VARIANT access patterns
-- Array access ENRICHMENT_TAGS:categories[0]::STRING -- first category ARRAY_SIZE(ENRICHMENT_TAGS:categories) -- category count TOP_INTENTS[0]:kw::STRING -- first intent keyword TOP_INTENTS[0]:sv::INT -- first intent's search volume -- Flatten for aggregation LATERAL FLATTEN(INPUT => ENRICHMENT_TAGS:categories) LATERAL FLATTEN(INPUT => TOP_INTENTS) LATERAL FLATTEN(INPUT => SHIPS_TO_COUNTRIES) -- Filtering WHERE ARRAY_CONTAINS('summer'::VARIANT, ENRICHMENT_TAGS:seasons) WHERE ENRICHMENT_TAGS:categories[0]::STRING = 'graphic tees'

Data Quality Notes

Price history outliers: The $10K+ bucket (32M events) contains data quality issues. Always filter PRICE BETWEEN 1 AND 10000 for reliable analysis.

Enrichment coverage: 12.2% of clusters are enriched (3.6M of 29.6M). These cover the highest-priority neighborhoods representing 192M of 372M total products. Enrichment is ongoing and expanding weekly.

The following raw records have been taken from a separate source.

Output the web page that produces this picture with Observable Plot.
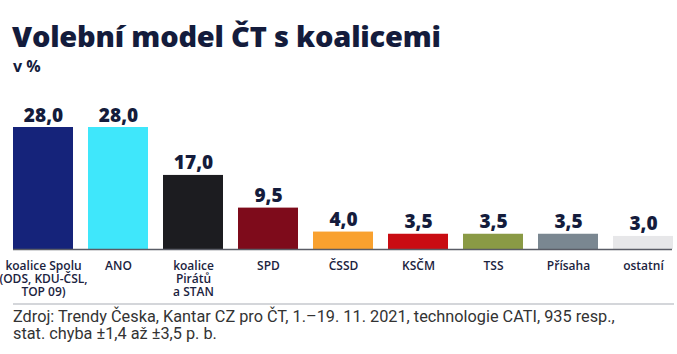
<!DOCTYPE html>
<html>
<head>
<meta charset="utf-8">
<script src="https://cdn.jsdelivr.net/npm/d3@7"></script>
<script src="https://cdn.jsdelivr.net/npm/@observablehq/plot@0.6"></script>
<style>
  html, body { margin: 0; padding: 0; background: #fff; }
  body { width: 677px; height: 354px; overflow: hidden; position: relative; font-family: "Open Sans", sans-serif; }
  #title { position: absolute; left: 12px; top: 16px; margin: 0; font-size: 29px; font-weight: 800; color: #141c3c; letter-spacing: -0.2px; white-space: nowrap; }
  #subtitle { position: absolute; left: 13px; top: 55px; font-size: 16px; font-weight: 700; color: #141c3c; }
  #chart { position: absolute; left: 0; top: 85px; }
  #sep { position: absolute; left: 13px; top: 303px; width: 661px; height: 0; border-top: 2px solid #d4d6da; }
  #caption { position: absolute; left: 13px; top: 308px; font-family: Roboto, sans-serif; font-size: 16.3px; line-height: 17px; color: #333; white-space: nowrap; }
</style>
</head>
<body>
<div id="title">Volební model ČT s koalicemi</div>
<div id="subtitle">v %</div>
<div id="chart"></div>
<div id="sep"></div>
<div id="caption">Zdroj: Trendy Česka, Kantar CZ pro ČT, 1.–19. 11. 2021, technologie CATI, 935 resp.,<br>stat. chyba ±1,4 až ±3,5 p. b.</div>
<script>
const parties = ["koalice Spolu\n(ODS, KDU-ČSL,\nTOP 09)", "ANO", "koalice\nPirátů\na STAN", "SPD", "ČSSD", "KSČM", "TSS", "Přísaha", "ostatní"];
const values = [28.0, 28.0, 17.0, 9.5, 4.0, 3.5, 3.5, 3.5, 3.0];
const colors = ["#15237a", "#3fe7fb", "#1c1c20", "#7e0b1b", "#f9a12f", "#c90c12", "#8a9a45", "#7a8791", "#e7e7e9"];

const data = parties.map((p, i) => ({party: p, value: values[i]}));
const fmt = v => v.toFixed(1).replace(".", ",");

const chart = Plot.plot({
  width: 677,
  height: 220,
  x: {domain: parties, range: [5.5, 680.5], paddingInner: 0.2, paddingOuter: 0.1, axis: null},
  y: {domain: [0, 28], range: [164, 42], axis: null},
  color: {domain: parties, range: colors},
  marks: [
    Plot.barY(data, {x: "party", y: "value", fill: "party"}),
    Plot.ruleY([0], {stroke: "#5a5c66", strokeWidth: 1.5, insetLeft: 13, insetRight: 4}),
    Plot.text(data, {x: "party", y: "value", text: d => fmt(d.value), lineAnchor: "bottom", dy: -6,
      fontSize: 19, fontWeight: 800, fill: "#141c3c", fontFamily: "Open Sans"}),
    Plot.text(data, {x: "party", y: 0, text: "party", lineAnchor: "top", dy: 11, lineHeight: 1.1,
      fontSize: 12, fontWeight: 600, fill: "#1b2340", fontFamily: "Open Sans"})
  ]
});
document.getElementById("chart").appendChild(chart);
</script>
</body>
</html>
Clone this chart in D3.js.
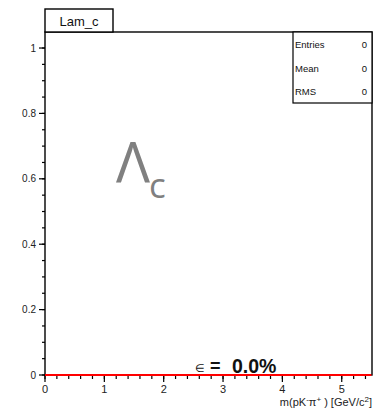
<!DOCTYPE html>
<html>
<head>
<meta charset="utf-8">
<script src="https://cdn.jsdelivr.net/npm/d3@7"></script>
<style>
  html, body { margin: 0; padding: 0; background: #fff; }
  svg { display: block; font-family: "Liberation Sans", Arial, sans-serif; }
</style>
</head>
<body>
<div id="chart"></div>
<script>
// histogram content (empty: no entries)
const binLow = [0];
const binHigh = [5.5];
const binCounts = [0];

const xTicks = [0, 1, 2, 3, 4, 5];
const yTicks = [0, 0.2, 0.4, 0.6, 0.8, 1];
const yTickLabels = ['0', '0.2', '0.4', '0.6', '0.8', '1'];

const statNames = ['Entries', 'Mean', 'RMS'];
const statValues = ['0', '0', '0'];

const histTitle = 'Lam_c';
const effText = '0.0%';

const width = 374, height = 410;
const frame = { left: 45, top: 32, right: 372, bottom: 375 };

const svg = d3.select('#chart').append('svg')
    .attr('width', width)
    .attr('height', height);

const x = d3.scaleLinear().domain([0, 5.51]).range([frame.left, frame.right]);
const y = d3.scaleLinear().domain([0, 1.049]).range([frame.bottom, frame.top]);

// frame
svg.append('rect')
    .attr('x', frame.left).attr('y', frame.top)
    .attr('width', frame.right - frame.left)
    .attr('height', frame.bottom - frame.top)
    .attr('fill', 'none').attr('stroke', '#000').attr('stroke-width', 1.4);

// y axis: major + minor ticks
const yMinor = d3.range(0, 1.049, 0.05);
svg.append('g').selectAll('line').data(yMinor).join('line')
    .attr('x1', frame.left - 3).attr('x2', frame.left)
    .attr('y1', d => y(d)).attr('y2', d => y(d))
    .attr('stroke', '#000').attr('stroke-width', 1.2);
svg.append('g').selectAll('line').data(yTicks).join('line')
    .attr('x1', frame.left - 6).attr('x2', frame.left)
    .attr('y1', d => y(d)).attr('y2', d => y(d))
    .attr('stroke', '#000').attr('stroke-width', 1.2);
svg.append('g').selectAll('text').data(yTicks).join('text')
    .attr('x', 36).attr('y', d => y(d) + 3.5)
    .attr('text-anchor', 'end')
    .attr('font-size', 10).attr('fill', '#222')
    .text((d, i) => yTickLabels[i]);

// x axis: major + minor ticks
const xMinor = d3.range(0, 5.5, 0.2);
svg.append('g').selectAll('line').data(xMinor).join('line')
    .attr('x1', d => x(d)).attr('x2', d => x(d))
    .attr('y1', frame.bottom).attr('y2', frame.bottom + 4)
    .attr('stroke', '#000').attr('stroke-width', 1.2);
svg.append('g').selectAll('line').data(xTicks).join('line')
    .attr('x1', d => x(d)).attr('x2', d => x(d))
    .attr('y1', frame.bottom).attr('y2', frame.bottom + 7)
    .attr('stroke', '#000').attr('stroke-width', 1.2);
svg.append('g').selectAll('text').data(xTicks).join('text')
    .attr('x', d => x(d)).attr('y', 393)
    .attr('text-anchor', 'middle')
    .attr('font-size', 11).attr('fill', '#222')
    .text(d => d);

// axis title
const xt = svg.append('text')
    .attr('x', 372).attr('y', 406)
    .attr('text-anchor', 'end')
    .attr('font-size', 11).attr('fill', '#222');
xt.append('tspan').text('m(pK');
xt.append('tspan').attr('dy', -4).attr('font-size', 8).text('-');
xt.append('tspan').attr('dy', 4).text('\u03c0');
xt.append('tspan').attr('dy', -4).attr('font-size', 8).text('+');
xt.append('tspan').attr('dy', 4).text(' ) [GeV/c');
xt.append('tspan').attr('dy', -4).attr('font-size', 8).text('2');
xt.append('tspan').attr('dy', 4).text(']');

// histogram (red)
const line = d3.line().x(d => x(d[0])).y(d => y(d[1])).curve(d3.curveLinear);
const pts = [];
binCounts.forEach((c, i) => { pts.push([binLow[i], c]); pts.push([binHigh[i], c]); });
svg.append('path')
    .attr('d', line(pts))
    .attr('fill', 'none').attr('stroke', '#ff0000').attr('stroke-width', 2);

// title box
svg.append('rect')
    .attr('x', 45).attr('y', 9).attr('width', 68).attr('height', 23)
    .attr('fill', '#fff').attr('stroke', '#000').attr('stroke-width', 1.4);
svg.append('text')
    .attr('x', 79).attr('y', 25.5)
    .attr('text-anchor', 'middle')
    .attr('font-size', 13).attr('fill', '#111')
    .text(histTitle);

// stats box
svg.append('rect')
    .attr('x', 293).attr('y', 32).attr('width', 79).attr('height', 71)
    .attr('fill', '#fff').attr('stroke', '#000').attr('stroke-width', 1.2);
const statY = [48, 72, 95];
svg.append('g').selectAll('text').data(statNames).join('text')
    .attr('x', 295).attr('y', (d, i) => statY[i])
    .attr('font-size', 9.5).attr('fill', '#111')
    .text(d => d);
svg.append('g').selectAll('text').data(statValues).join('text')
    .attr('x', 367).attr('y', (d, i) => statY[i])
    .attr('text-anchor', 'end')
    .attr('font-size', 9.5).attr('fill', '#111')
    .text(d => d);

// Lambda_c label
svg.append('text')
    .attr('x', 116).attr('y', 183)
    .attr('font-family', '"Open Sans", "Noto Sans", sans-serif')
    .attr('font-size', 57)
    .attr('textLength', 34).attr('lengthAdjust', 'spacingAndGlyphs')
    .attr('fill', '#808080')
    .text('\u039b');
svg.append('text')
    .attr('x', 149).attr('y', 198)
    .attr('font-family', '"Open Sans", "Noto Sans", sans-serif')
    .attr('font-size', 35)
    .attr('fill', '#808080')
    .text('c');

// efficiency
svg.append('text')
    .attr('x', 195).attr('y', 372)
    .attr('font-size', 11).attr('fill', '#111')
    .text('\u2208');
svg.append('text')
    .attr('x', 210).attr('y', 372)
    .attr('font-size', 18).attr('font-weight', 'bold').attr('fill', '#111')
    .text('=');
svg.append('text')
    .attr('x', 232).attr('y', 372.5)
    .attr('font-size', 19.5).attr('font-weight', 'bold').attr('fill', '#111')
    .text(effText);
</script>
</body>
</html>
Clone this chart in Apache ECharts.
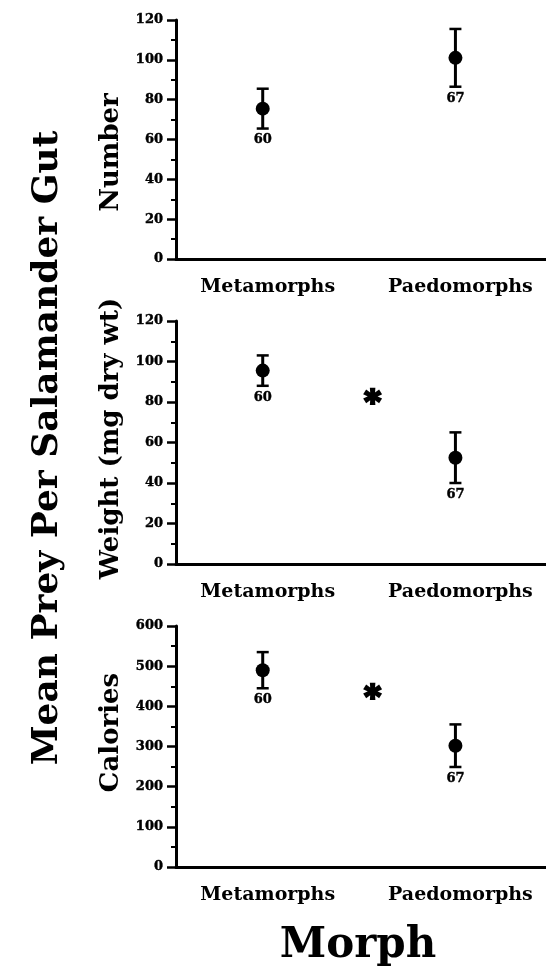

Search volume: 88.6% of keywords have SV=0 (expected for long-tail intents). Use PARENT_SV for ranking those keywords. Combined, 82% of all keywords carry some demand signal.

Store quality: 687K stores were excluded as spam, dropshippers, or inactive. The 714K in the SHOPS table passed all quality filters. We screen over 1.5 million stores to produce this filtered set.

Tag normalization: Enrichment tags are free text, not from a controlled vocabulary. Some dimensions have synonyms (e.g., "all year", "year-round", "all seasons"). Group or normalize before aggregating.

Refresh Cadence

The dataset refreshes on a weekly cadence. Dimension snapshots, price tracking, financial metrics, and cluster enrichment are all updated weekly. New products, stores, and keywords enter the graph as they are discovered and processed.